Levin Zhu Yunlai and Morgan Stanley
Dec 12, 2008
*Special to asia!
When John Mack rejoined Morgan Stanley as chairman and CEO in 2005, one of the biggest assets of the Wall Street super-investment bank was a man called Levin Zhu Yunlai. Now the two are barely on speaking terms.
To Mack, Zhu’s reluctance to move China International Capital Corp (CICC) from stock underwriting to trading has seen CICC lag far behind rival, Citic Securities, as China’s equity market tripled in size to match that of Japan’s, at US$4 trillion. More painfully, potential buyers of Morgan Stanley’s 34.3% stake in CICC have, because of Zhu, cut their offers from US$1 billion to US$600 million.
Zhu is CEO of CICC, a 13-year old investment bank set up by five shareholders including the Government of Singapore Investment Corp. and Hong Kong tycoon Payson Cha.

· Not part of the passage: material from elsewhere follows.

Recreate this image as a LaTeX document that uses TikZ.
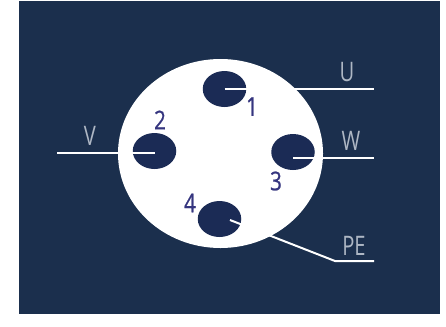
\documentclass[tikz,border=0pt]{standalone}
\usepackage{fontspec}
\setmainfont{Open Sans}
\newfontfamily\pinfont[FakeBold=0.8]{Open Sans}
\usetikzlibrary{shapes.geometric}
\definecolor{panelblue}{HTML}{1B2F4D}
\definecolor{holeblue}{HTML}{1B2B55}
\definecolor{numblue}{HTML}{35357F}
\definecolor{wiretext}{HTML}{AEB7C4}
\tikzset{
  panel/.style={fill=panelblue,draw=none},
  disc/.style={ellipse,fill=white,draw=none,inner sep=0pt,minimum width=205bp,minimum height=189bp},
  hole/.style={ellipse,fill=holeblue,draw=none,inner sep=0pt,minimum width=43.5bp,minimum height=36bp},
  wire/.style={draw=white,line width=2bp},
  pinnum/.style={text=numblue,font=\pinfont\fontsize{26}{26}\selectfont,inner sep=0pt,xscale=.8},
  wirename/.style={text=wiretext,font=\fontsize{27}{27}\selectfont,inner sep=0pt,xscale=.75}
}
\begin{document}
\begin{tikzpicture}[x=1bp,y=-1bp]
\useasboundingbox (0,0) rectangle (446,326);
\fill[white] (0,0) rectangle (446,326);
\path[panel] (19,1) rectangle (440,314);
\node[disc] (body) at (220.5,153.5) {};
\node[hole] (h1) at (224.5,89) {};
\node[hole] (h2) at (154.5,151) {};
\node[hole] (h3) at (293,152) {};
\node[hole] (h4) at (219.5,219) {};
\coordinate (uend) at (374,89);
\coordinate (vend) at (57,153);
\coordinate (wend) at (374,157.5);
\coordinate (peend) at (374,261);
\coordinate (pebend) at (335,261);
\coordinate (pein) at (230,220);
\draw[wire] (h1.center) -- (uend);
\draw[wire] (vend) -- (h2.center |- vend);
\draw[wire] (h3.center |- wend) -- (wend);
\draw[wire] (peend) -- (pebend) -- (pein);
\node[pinnum] (n1) at (252,106.5) {1};
\node[pinnum] (n2) at (160,120) {2};
\node[pinnum] (n3) at (276,181) {3};
\node[pinnum] (n4) at (190,203) {4};
\node[wirename] (lu) at (347,72) {U};
\node[wirename] (lv) at (90,136) {V};
\node[wirename] (lw) at (351,141) {W};
\node[wirename] (lpe) at (354,246) {PE};
\end{tikzpicture}
\end{document}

He is also the son of former Chinese prime minister and economic tsar, Zhu Rongji. The younger Zhu’s superb connections had raked in huge gains for CICC. In 2006 CICC was abruptly included as an underwriter for the US$12 billion flotation of the Industrial & Commercial Bank of China, replacing Goldman Sachs at the 11th hour.
But today underwriting is no longer as lucrative, and Morgan Stanley – hard hit by the subprime crisis – is desperate to sell assets to raise funds. But Mack has a hard time convincing buyers to come onboard unless he can convince Zhu to change his stance. Can he appeal on past friendship? Or does he have to sweeten the deal for Zhu, who last year earned US$17 million as CEO?